By some measures, it doesn’t seem like Donald Trump was really ever the president. He just didn’t do a lot of work. Most of our interactions with him were virtual. He was seemingly on vacation half the time, or at least wasting time at one of his hotels or resorts. The daily press conferences disappeared. He stopped talking to anyone except right-wing media outlets, for the most part, and eventually the cable news simply stopped covering him when he spoke because he was just spreading lies. He had so few legislative accomplishments that signing ceremonies were rare. He didn’t know how to console the nation during tragedies, so he mostly didn’t try. His foreign adventures were universally bizarre and humiliating, but also fewer in number than is ordinary.
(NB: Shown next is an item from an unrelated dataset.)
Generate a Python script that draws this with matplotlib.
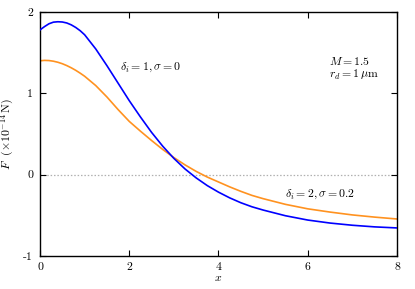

That’s why this doesn’t really seem like much of a change:

It is as if the vast machinery of diplomacy, business and lobbying has suddenly been recalibrated for the Biden era. Mr. Trump, by far the dominant world figure for the past four years, is increasingly treated as irrelevant.

Trump may not be recognizing his own defeat, but the rest of the world is meeting with Joe Biden and preparing to deal with him as a dominant global leader.

Mr. Biden is seizing the moment, not to aggressively confront the president he defeated, but to act presidential in his stead. Even as he demands that an orderly transfer of power be allowed to begin, the president-elect is proceeding as if the political drama created by Mr. Trump amounts to little more than noise — or what his new chief of staff called the “hysterics” of a lame-duck president.

There is going to be a nasty hangover from the Trump Era, of that I have no doubt. At the same time, I’m hoping that with the passage of a little time, the last four years will almost seem like a bad dream, like something we’re not even sure really happened.

That’s the best-case scenario. We’ll look back and think, could that really have happened? Did we really live through that?

If we ever get to that place, I think I’ll be happy again for the first time in a very long time.